• DO THIS
Take the lines beginning with the one that contains "Recreate this image" and ending with the one that contains "minimum size=31pt, inner", and set them down exactly. Omit all pictures.

Items from a dataset:
######

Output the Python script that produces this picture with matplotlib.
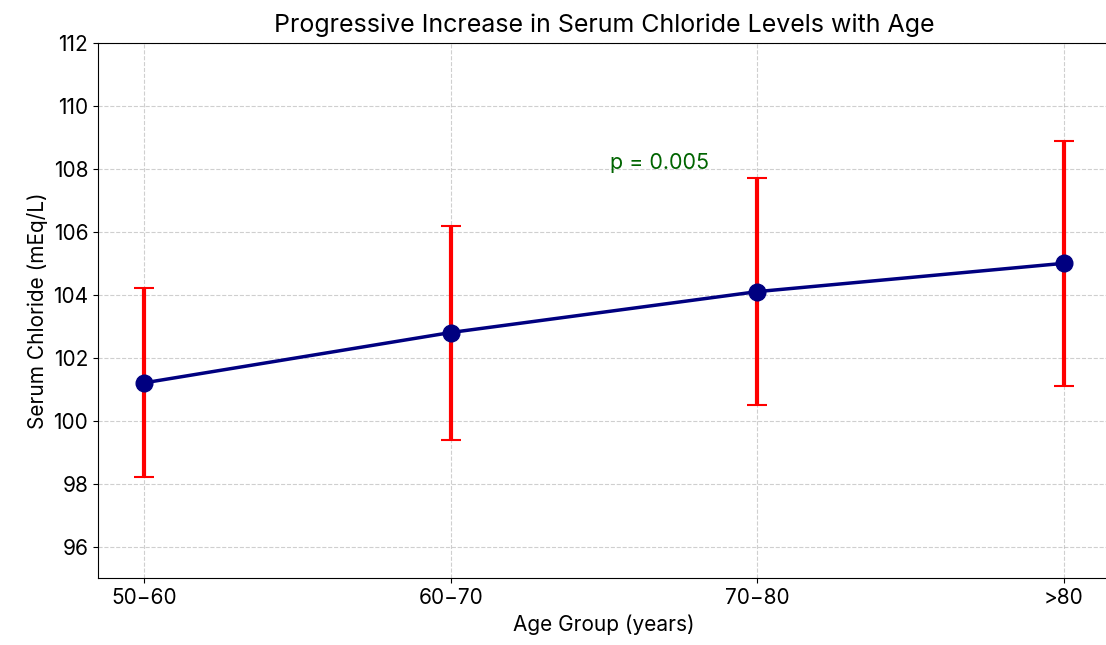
import numpy as np
import matplotlib
matplotlib.use("Agg")
import matplotlib.pyplot as plt

plt.rcParams.update({
    "font.family": ["Inter", "DejaVu Sans"],
    "font.size": 15,
})

# ── Data ────────────────────────────────────────────────────────────────────
age_groups = ["50\u221260", "60\u221270", "70\u221280", ">80"]
chloride_mean = np.array([101.2, 102.8, 104.1, 105.0])
chloride_sd = np.array([3.0, 3.4, 3.6, 3.9])
p_text = "p = 0.005"

# ── Figure ──────────────────────────────────────────────────────────────────
fig, ax = plt.subplots(figsize=(11.06, 6.45), dpi=100)
fig.subplots_adjust(left=0.0886, right=1.0036, top=0.9333, bottom=0.1039)
x = np.arange(len(age_groups))

ax.errorbar(x, chloride_mean, yerr=chloride_sd, fmt="o-", color="navy",
            ecolor="red", elinewidth=3, capsize=7, capthick=1.5,
            lw=2.5, ms=12, zorder=3)

ax.text(1.68, 108, p_text, ha="center", color="darkgreen", fontsize=15.5)

ax.set_xticks(x)
ax.set_xticklabels(age_groups)
ax.set_ylim(95, 112)
ax.set_yticks(np.arange(96, 113, 2))
ax.set_xlabel("Age Group (years)", labelpad=5)
ax.set_ylabel("Serum Chloride (mEq/L)")
ax.set_title("Progressive Increase in Serum Chloride Levels with Age",
             fontsize=18, pad=8)
ax.grid(True, ls="--", alpha=0.6)
ax.tick_params(labelsize=15)

fig.savefig("out.png", dpi=100)
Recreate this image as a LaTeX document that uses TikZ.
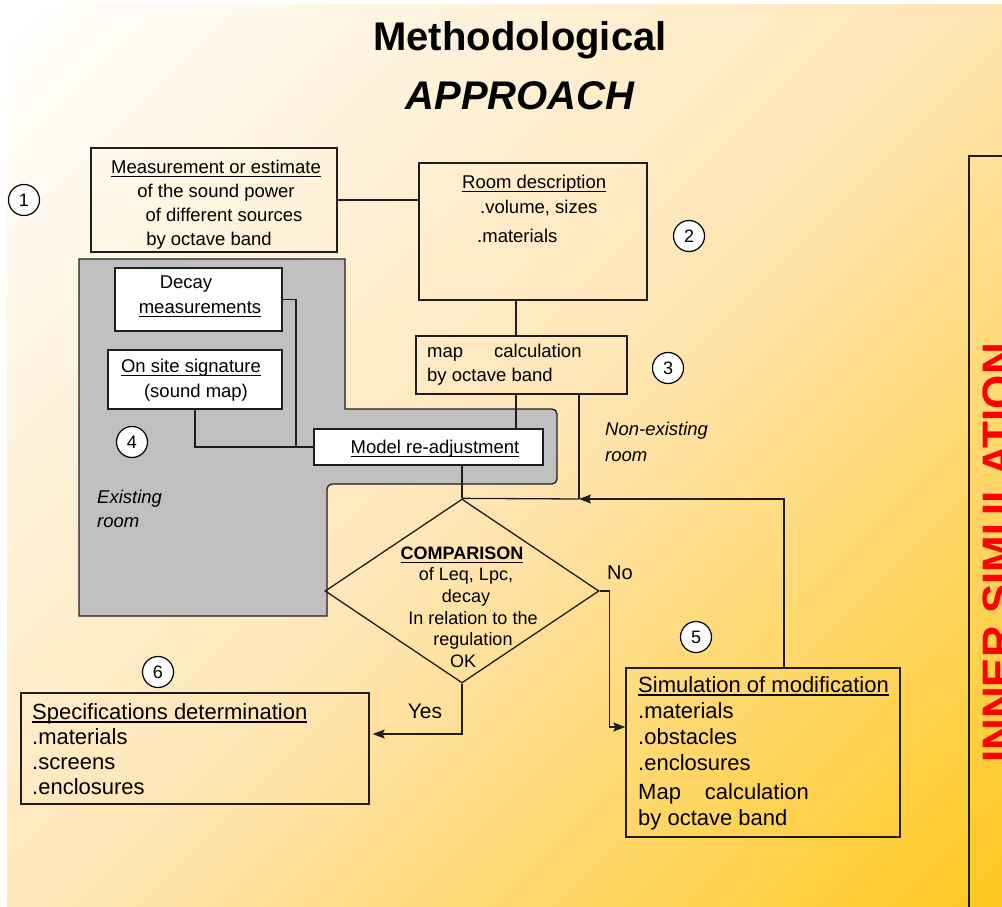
\documentclass[tikz,border=0pt]{standalone}
\usepackage{fontspec}
\setmainfont{Liberation Sans}
\usetikzlibrary{arrows.meta,shapes.geometric}

\definecolor{bgmid}{HTML}{FFE6B6}
\definecolor{bgend}{HTML}{FFC81E}
\definecolor{roomgray}{HTML}{C0C0C0}
\definecolor{inkline}{HTML}{1E1E1E}

% underline with a firmer rule
\newcommand{\ulin}[1]{\setbox0=\hbox{#1}\leavevmode\rlap{\rule[-3.5pt]{\wd0}{1.2pt}}\box0}

\begin{document}
\begin{tikzpicture}[x=1pt,y=-1pt,
    box/.style={draw=inkline, line width=1.3pt, inner sep=0pt},
    whitebox/.style={box, fill=white},
    txt/.style={inner sep=0pt, align=left, font=\fontsize{18.5}{24}\selectfont},
    link/.style={draw=inkline, line width=1.3pt},
    flow/.style={link, -{Stealth[length=12pt,width=9pt,inset=2pt]}},
    num/.style={circle, draw=black, fill=white, line width=1.2pt,
      minimum size=31pt, inner sep=0pt, font=\fontsize{18}{18}\selectfont}]

    % background, diagonal bands from white to yellow
    \useasboundingbox (0,0) rectangle (1002,907);
    \fill[white] (0,0) rectangle (1002,907);
    \begin{scope}
      \clip (7,5) rectangle (1002,907);
      \foreach \i in {0,...,99} {
        \pgfmathsetmacro{\ca}{12+\i*19}
        \pgfmathsetmacro{\cb}{\ca+20}
        \pgfmathtruncatemacro{\p}{\i<50 ? 2*\i : 2*(\i-50)}
        \ifnum\i<50 \def\bandcol{bgmid!\p!white}\else\def\bandcol{bgend!\p!bgmid}\fi
        \fill[fill=\bandcol] (\ca+1000,-1000) -- (\cb+1000,-1000)
          -- (\cb-1000,1000) -- (\ca-1000,1000) -- cycle;
      }
    \end{scope}

    \node[font=\fontsize{40}{59}\selectfont\bfseries, align=center,
      inner sep=0pt, anchor=north] (title) at (520,21)
      {Methodological\\\itshape APPROACH};

    % existing room area
    \draw[fill=roomgray, draw=inkline, line width=1.3pt]
      (79,259) -- (345,259) -- (345,409) [rounded corners=5pt] -- (557,409) -- (557,484)
      -- (327,484) [sharp corners] -- (327,616) -- (79,616) -- cycle;

    % boxes
    \node[box, minimum width=246, minimum height=104] (meas) at (214,200) {};
    \node[box, minimum width=228, minimum height=137] (room) at (533,231.5) {};
    \node[box, minimum width=211, minimum height=58] (map) at (521.5,365) {};
    \node[whitebox, minimum width=167, minimum height=63] (decay) at (198.5,299.5) {};
    \node[whitebox, minimum width=174, minimum height=59] (site) at (195,379.5) {};
    \node[whitebox, minimum width=229, minimum height=36] (model) at (428.5,447) {};
    \node[box, diamond, aspect=1.49, minimum width=274, minimum height=184] (cmp) at (462,591) {};
    \node[box, minimum width=274, minimum height=169] (sim) at (763,752.5) {};
    \node[box, minimum width=348, minimum height=111] (spec) at (195,748.5) {};
    \node[box, minimum width=50, minimum height=760] (inner) at (994,536) {};

    % connectors
    \coordinate (jn) at (296,447);
    \coordinate (merge) at (579,499);
    \coordinate (mapin) at ([xshift=-5.5pt]map.north);
    \coordinate (mapout) at ([xshift=-5.5pt]map.south);
    \coordinate (mapnx) at ([xshift=57.5pt]map.south);
    \draw[link] (meas.east) -- (meas.east -| room.west);
    \draw[link] (mapin) -- (mapin |- room.south);
    \draw[link] (mapout) -- (mapout |- model.north);
    \draw[link] (mapnx) -- (merge);
    \draw[link] (decay.east) -| (jn) -- (model.west);
    \draw[link] (site.south) |- (jn);
    \draw[link] (model.south -| cmp.north) -- (cmp.north);
    \draw[flow] ([xshift=21pt]sim.north) |- (merge);
    \draw[link] (merge) -- (cmp.north);
    \draw[flow] (cmp.east) -- ++(10,0) |- ([yshift=25.5pt]sim.west);
    \draw[flow, shorten >=3pt] (cmp.south) |- ([yshift=14.5pt]spec.east);

    % texts
    \node[txt, align=center, anchor=north] (meast) at (216,160)
      {\ulin{Measurement or estimate}\\ of the sound power\\
       \hspace*{16pt}of different sources\\ by octave band\hspace*{14pt}};
    \node[txt, anchor=north west, font=\fontsize{18.5}{25}\selectfont] (roomt) at (462,175)
      {\ulin{Room description}\\ \hspace*{18pt}.volume, sizes\\[4pt] \hspace*{15pt}.materials};
    \node[txt, anchor=north west] (mapt) at (427,344)
      {map\hspace{31pt}calculation\\ by octave band};
    \node[txt, align=center, anchor=north, font=\fontsize{18.5}{25}\selectfont] (decayt) at (200,276)
      {Decay\hspace*{28pt}\\ \ulin{measurements}};
    \node[txt, align=center, anchor=north, font=\fontsize{18.5}{25}\selectfont] (sitet) at (191,359)
      {\ulin{On site signature}\\ \hspace*{10pt}(sound map)};
    \node[txt, anchor=north] (modelt) at (435,440) {\ulin{Model re-adjustment}};
    \node[txt, align=center, anchor=north, font=\fontsize{18}{21.6}\selectfont] (cmpt) at (466,546.5)
      {\textbf{\ulin{COMPARISON}}\hspace*{8pt}\\ of Leq, Lpc,\\ decay\\
       \hspace*{14pt}In relation to the\\ \hspace*{14pt}regulation\\ OK\hspace*{6pt}};
    \node[txt, anchor=north west, font=\fontsize{22}{26}\selectfont] (simt) at (638,676)
      {\ulin{Simulation of modification}\\ .materials\\ .obstacles\\ .enclosures\\[3pt]
       Map\hspace{24pt}calculation\\ by octave band};
    \node[txt, anchor=north west, font=\fontsize{22}{25}\selectfont] (spect) at (32,703)
      {\ulin{Specifications determination}\\ .materials\\ .screens\\ .enclosures};
    \node[txt, anchor=north west, font=\fontsize{18.5}{24}\selectfont\itshape] (exist) at (97,490)
      {Existing\\ room};
    \node[txt, anchor=north west, font=\fontsize{18.5}{26}\selectfont\itshape] (nonexist) at (605,422)
      {Non-existing\\ room};
    \node[txt, font=\fontsize{20}{20}\selectfont] (no) at (620,573) {No};
    \node[txt, font=\fontsize{21}{21}\selectfont] (yes) at (425,711) {Yes};
    \node[inner sep=0pt, rotate=90, text=red, font=\fontsize{44}{44}\selectfont\bfseries] (innert)
      at (998,553) {INNER SIMULATION};

    % step numbers
    \foreach \n/\px/\py in {1/24/200, 2/689/236, 3/668/368, 4/132/442, 5/696/637, 6/158/672}
      \node[num] (c\n) at (\px,\py) {\n};
\end{tikzpicture}
\end{document}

######

• FINISHED ANSWER
Recreate this image as a LaTeX document that uses TikZ.
\documentclass[tikz,border=0pt]{standalone}
\usepackage{fontspec}
\setmainfont{Liberation Sans}
\usetikzlibrary{arrows.meta,shapes.geometric}

\definecolor{bgmid}{HTML}{FFE6B6}
\definecolor{bgend}{HTML}{FFC81E}
\definecolor{roomgray}{HTML}{C0C0C0}
\definecolor{inkline}{HTML}{1E1E1E}

% underline with a firmer rule
\newcommand{\ulin}[1]{\setbox0=\hbox{#1}\leavevmode\rlap{\rule[-3.5pt]{\wd0}{1.2pt}}\box0}

\begin{document}
\begin{tikzpicture}[x=1pt,y=-1pt,
    box/.style={draw=inkline, line width=1.3pt, inner sep=0pt},
    whitebox/.style={box, fill=white},
    txt/.style={inner sep=0pt, align=left, font=\fontsize{18.5}{24}\selectfont},
    link/.style={draw=inkline, line width=1.3pt},
    flow/.style={link, -{Stealth[length=12pt,width=9pt,inset=2pt]}},
    num/.style={circle, draw=black, fill=white, line width=1.2pt,
      minimum size=31pt, inner sep=0pt, font=\fontsize{18}{18}\selectfont}]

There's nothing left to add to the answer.